The developers never compile their own code; instead an independent test group performs black box/functional testing only. The thorough verification practices eliminate the need for unit or structural testing. An area I will need to examine is whether this "black box testing only" tenet can be upheld when working solely with components, essentially analyzing Software Reliability Engineering for components. The black box testing serves to produce statistical input into the development of a reliability measure. A key component for a successful software reuse evolution is giving a potential "reuser" confidence that a component will perform the stated function, free of defects. The reliability measure, specifically Mean Time to Failure (MTTF), could be an indispensable way of giving added confidence to the "reuser" on the quality of the component.

 

The Team Software Process (TSP) will underlie the Component-Based Cleanroom Software Engineering process. TSP, the successor to the Personal Software Process (PSP), is a disciplined process for producing quality software products via a team of developers. Essentially, I will be defining TSP in the OO, component-development domain. TSP gives guidelines on the entire software development process. The practices that will principally be extracted from TSP for the Component process will be project management, estimation and tracking.

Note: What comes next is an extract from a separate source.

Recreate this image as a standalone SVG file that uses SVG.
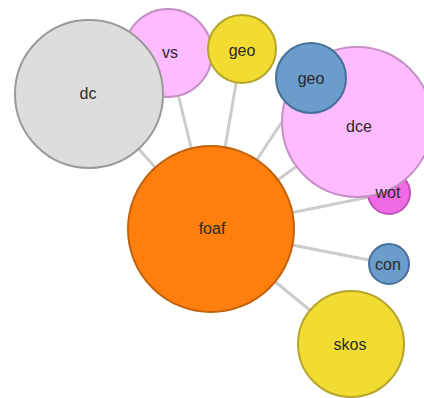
<svg xmlns="http://www.w3.org/2000/svg" width="424" height="398" viewBox="0 0 424 398">
  <style>
    .link { stroke: #cccccc; stroke-width: 3; }
    circle { stroke-width: 2; }
    .lbl { font-family: "Liberation Sans", Arial, sans-serif; font-size: 16px; fill: #2a2a2a; text-anchor: middle; }
    .gray { fill: #dddddd; stroke: #9a9a9a; }
    .pink { fill: #ffbbff; stroke: #c58fc5; }
    .magenta { fill: #f06ae6; stroke: #c050b8; }
    .yellow { fill: #f2dc32; stroke: #b5a52a; }
    .blue { fill: #6a9dcc; stroke: #46709a; }
    .orange { fill: #ff7f0e; stroke: #c3620c; }
  </style>
  <rect width="424" height="398" fill="#ffffff"/>
  <g id="links">
    <line class="link" x1="211" y1="229" x2="89" y2="94"/>
    <line class="link" x1="211" y1="229" x2="168" y2="53"/>
    <line class="link" x1="211" y1="229" x2="242" y2="49"/>
    <line class="link" x1="211" y1="229" x2="311" y2="78"/>
    <line class="link" x1="211" y1="229" x2="357" y2="122"/>
    <line class="link" x1="211" y1="229" x2="389" y2="193"/>
    <line class="link" x1="211" y1="229" x2="389" y2="264"/>
    <line class="link" x1="211" y1="229" x2="351" y2="344"/>
  </g>
  <g id="node-vs"><circle class="pink" cx="168" cy="53" r="44"/></g>
  <g id="node-dc"><circle class="gray" cx="89" cy="94" r="74"/></g>
  <g id="node-geo-1"><circle class="yellow" cx="242" cy="49" r="34"/></g>
  <g id="node-wot"><circle class="magenta" cx="389" cy="193" r="21"/></g>
  <g id="node-dce"><circle class="pink" cx="357" cy="122" r="75"/></g>
  <g id="node-geo-2"><circle class="blue" cx="311" cy="78" r="35"/></g>
  <g id="node-con"><circle class="blue" cx="389" cy="264" r="20"/></g>
  <g id="node-skos"><circle class="yellow" cx="351" cy="344" r="53"/></g>
  <g id="node-foaf"><circle class="orange" cx="211" cy="229" r="83"/></g>
  <g id="labels">
    <text class="lbl" x="170" y="58">vs</text>
    <text class="lbl" x="88" y="99">dc</text>
    <text class="lbl" x="242" y="56">geo</text>
    <text class="lbl" x="311" y="84">geo</text>
    <text class="lbl" x="359" y="132">dce</text>
    <text class="lbl" x="388" y="198">wot</text>
    <text class="lbl" x="388" y="270">con</text>
    <text class="lbl" x="350" y="350">skos</text>
    <text class="lbl" x="212" y="234">foaf</text>
  </g>
</svg>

Producing reusable components is important; producing reusable components on-time and at an established cost is essential for successfully producing software "faster, better and cheaper". TSP adds these dimensions to the process.

BIBLIOGRAPHY

[1] Jacobson, Ivar, Griss, Martin, and Jonsson, Patrik Software Reuse, Addison Wesley, 1997.

[2] Jacobson, Ivar, Object-Oriented Software Engineering, Addison-Wesley, 1992.

[3] Dahl, O.J., Dijkstra, E.W., and Hoare C.A.R, Structured Programming, Academic Press, 1972.

[4] Linger, R.C., Mills, H.D. and Witt, R.I., Structured Programming: Theory and Practice, 1979.

[5] Rosen, Steven J., Design Languages for Cleanroom Software Engineering, in Proceedings of the Hawaii International Conference on System Sciences, 1992.